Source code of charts
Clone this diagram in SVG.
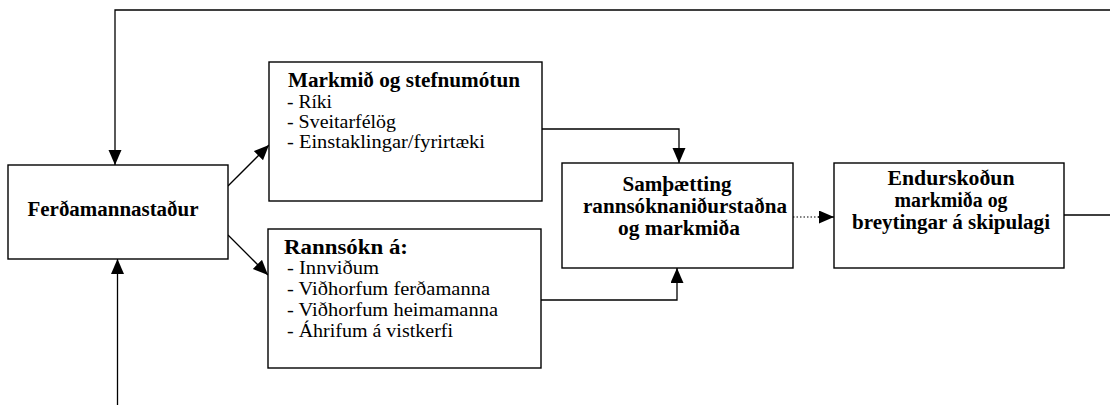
<svg xmlns="http://www.w3.org/2000/svg" width="1110" height="405" viewBox="0 0 1110 405">
<style>
.box{fill:#fff;stroke:#000;stroke-width:1.4}
.ln{fill:none;stroke:#000;stroke-width:1.3}
.dot{fill:none;stroke:#000;stroke-width:1.2;stroke-dasharray:1.5 2}
.tb{font-family:"Liberation Serif","Times New Roman",serif;font-weight:bold;font-size:20px;fill:#000}
.gt{font-family:"Liberation Serif","Times New Roman",serif;font-weight:bold;font-size:20px;fill:#000}
.gb{font-family:"Liberation Serif","Times New Roman",serif;font-size:19px;fill:#000}
</style>
<defs>
<marker id="ah" markerUnits="userSpaceOnUse" markerWidth="16" markerHeight="14" refX="15" refY="6.5" orient="auto">
<path d="M0,0 L15,6.5 L0,13 z" fill="#000"/>
</marker>
</defs>
<g id="connectors">
<path class="ln" d="M1064,215 L1116,215 L1116,10 L115,10 L115,165" marker-end="url(#ah)"/>
<path class="ln" d="M117.5,410 L117.5,259" marker-end="url(#ah)"/>
<path class="ln" d="M228,186 L269,145" marker-end="url(#ah)"/>
<path class="ln" d="M228,235 L268,275" marker-end="url(#ah)"/>
<path class="ln" d="M542,129 L679,129 L679,163" marker-end="url(#ah)"/>
<path class="ln" d="M541,300 L677,300 L677,268" marker-end="url(#ah)"/>
<path class="dot" d="M793,217 L820,217"/>
<path class="ln" d="M818,217 L834,217" stroke="none" marker-end="url(#ah)"/>
</g>
<g id="ferdamannastadur">
<rect class="box" x="8" y="165" width="220" height="94"/>
<text class="tb" x="113" y="216" text-anchor="middle" font-size="20.5" textLength="171" lengthAdjust="spacingAndGlyphs">Ferðamannastaður</text>
</g>
<g id="markmid">
<rect class="box" x="269" y="62" width="273" height="139"/>
<text class="gt" x="288" y="87" textLength="232" lengthAdjust="spacingAndGlyphs">Markmið og stefnumótun</text>
<text class="gb" x="287" y="108" textLength="45" lengthAdjust="spacingAndGlyphs">- Ríki</text>
<text class="gb" x="287" y="128" textLength="109" lengthAdjust="spacingAndGlyphs">- Sveitarfélög</text>
<text class="gb" x="287" y="148" textLength="198" lengthAdjust="spacingAndGlyphs">- Einstaklingar/fyrirtæki</text>
</g>
<g id="rannsokn">
<rect class="box" x="268" y="229" width="273" height="139"/>
<text class="gt" x="284" y="254" textLength="124" lengthAdjust="spacingAndGlyphs">Rannsókn á:</text>
<text class="gb" x="287" y="274" textLength="92" lengthAdjust="spacingAndGlyphs">- Innviðum</text>
<text class="gb" x="287" y="295" textLength="203" lengthAdjust="spacingAndGlyphs">- Viðhorfum ferðamanna</text>
<text class="gb" x="287" y="316" textLength="211" lengthAdjust="spacingAndGlyphs">- Viðhorfum heimamanna</text>
<text class="gb" x="287" y="337" textLength="166" lengthAdjust="spacingAndGlyphs">- Áhrifum á vistkerfi</text>
</g>
<g id="samthaetting">
<rect class="box" x="562" y="163" width="231" height="105"/>
<text class="tb" x="677" y="191" text-anchor="middle" textLength="109" lengthAdjust="spacingAndGlyphs">Samþætting</text>
<text class="tb" x="685" y="213" text-anchor="middle" textLength="204" lengthAdjust="spacingAndGlyphs">rannsóknaniðurstaðna</text>
<text class="tb" x="679" y="234.5" text-anchor="middle" textLength="122" lengthAdjust="spacingAndGlyphs">og markmiða</text>
</g>
<g id="endurskodun">
<rect class="box" x="834" y="163" width="230" height="105"/>
<text class="tb" x="951" y="185" text-anchor="middle" textLength="127" lengthAdjust="spacingAndGlyphs">Endurskoðun</text>
<text class="tb" x="951" y="207" text-anchor="middle" textLength="113" lengthAdjust="spacingAndGlyphs">markmiða og</text>
<text class="tb" x="951" y="229" text-anchor="middle" textLength="198" lengthAdjust="spacingAndGlyphs">breytingar á skipulagi</text>
</g>
</svg>
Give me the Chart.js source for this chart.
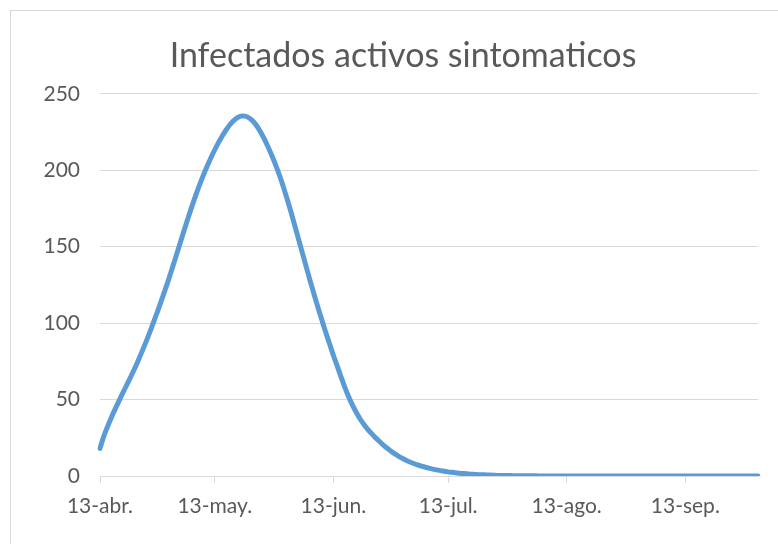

### DIRECTIONS FOR THIS TASK:
Write out each entry exactly as given, omitting any picture.

### EXERCISE ANSWER:
Clone this diagram in SVG.
<svg xmlns="http://www.w3.org/2000/svg" width="1110" height="405" viewBox="0 0 1110 405">
<style>
.box{fill:#fff;stroke:#000;stroke-width:1.4}
.ln{fill:none;stroke:#000;stroke-width:1.3}
.dot{fill:none;stroke:#000;stroke-width:1.2;stroke-dasharray:1.5 2}
.tb{font-family:"Liberation Serif","Times New Roman",serif;font-weight:bold;font-size:20px;fill:#000}
.gt{font-family:"Liberation Serif","Times New Roman",serif;font-weight:bold;font-size:20px;fill:#000}
.gb{font-family:"Liberation Serif","Times New Roman",serif;font-size:19px;fill:#000}
</style>
<defs>
<marker id="ah" markerUnits="userSpaceOnUse" markerWidth="16" markerHeight="14" refX="15" refY="6.5" orient="auto">
<path d="M0,0 L15,6.5 L0,13 z" fill="#000"/>
</marker>
</defs>
<g id="connectors">
<path class="ln" d="M1064,215 L1116,215 L1116,10 L115,10 L115,165" marker-end="url(#ah)"/>
<path class="ln" d="M117.5,410 L117.5,259" marker-end="url(#ah)"/>
<path class="ln" d="M228,186 L269,145" marker-end="url(#ah)"/>
<path class="ln" d="M228,235 L268,275" marker-end="url(#ah)"/>
<path class="ln" d="M542,129 L679,129 L679,163" marker-end="url(#ah)"/>
<path class="ln" d="M541,300 L677,300 L677,268" marker-end="url(#ah)"/>
<path class="dot" d="M793,217 L820,217"/>
<path class="ln" d="M818,217 L834,217" stroke="none" marker-end="url(#ah)"/>
</g>
<g id="ferdamannastadur">
<rect class="box" x="8" y="165" width="220" height="94"/>
<text class="tb" x="113" y="216" text-anchor="middle" font-size="20.5" textLength="171" lengthAdjust="spacingAndGlyphs">Ferðamannastaður</text>
</g>
<g id="markmid">
<rect class="box" x="269" y="62" width="273" height="139"/>
<text class="gt" x="288" y="87" textLength="232" lengthAdjust="spacingAndGlyphs">Markmið og stefnumótun</text>
<text class="gb" x="287" y="108" textLength="45" lengthAdjust="spacingAndGlyphs">- Ríki</text>
<text class="gb" x="287" y="128" textLength="109" lengthAdjust="spacingAndGlyphs">- Sveitarfélög</text>
<text class="gb" x="287" y="148" textLength="198" lengthAdjust="spacingAndGlyphs">- Einstaklingar/fyrirtæki</text>
</g>
<g id="rannsokn">
<rect class="box" x="268" y="229" width="273" height="139"/>
<text class="gt" x="284" y="254" textLength="124" lengthAdjust="spacingAndGlyphs">Rannsókn á:</text>
<text class="gb" x="287" y="274" textLength="92" lengthAdjust="spacingAndGlyphs">- Innviðum</text>
<text class="gb" x="287" y="295" textLength="203" lengthAdjust="spacingAndGlyphs">- Viðhorfum ferðamanna</text>
<text class="gb" x="287" y="316" textLength="211" lengthAdjust="spacingAndGlyphs">- Viðhorfum heimamanna</text>
<text class="gb" x="287" y="337" textLength="166" lengthAdjust="spacingAndGlyphs">- Áhrifum á vistkerfi</text>
</g>
<g id="samthaetting">
<rect class="box" x="562" y="163" width="231" height="105"/>
<text class="tb" x="677" y="191" text-anchor="middle" textLength="109" lengthAdjust="spacingAndGlyphs">Samþætting</text>
<text class="tb" x="685" y="213" text-anchor="middle" textLength="204" lengthAdjust="spacingAndGlyphs">rannsóknaniðurstaðna</text>
<text class="tb" x="679" y="234.5" text-anchor="middle" textLength="122" lengthAdjust="spacingAndGlyphs">og markmiða</text>
</g>
<g id="endurskodun">
<rect class="box" x="834" y="163" width="230" height="105"/>
<text class="tb" x="951" y="185" text-anchor="middle" textLength="127" lengthAdjust="spacingAndGlyphs">Endurskoðun</text>
<text class="tb" x="951" y="207" text-anchor="middle" textLength="113" lengthAdjust="spacingAndGlyphs">markmiða og</text>
<text class="tb" x="951" y="229" text-anchor="middle" textLength="198" lengthAdjust="spacingAndGlyphs">breytingar á skipulagi</text>
</g>
</svg>
Give me the Chart.js source for this chart.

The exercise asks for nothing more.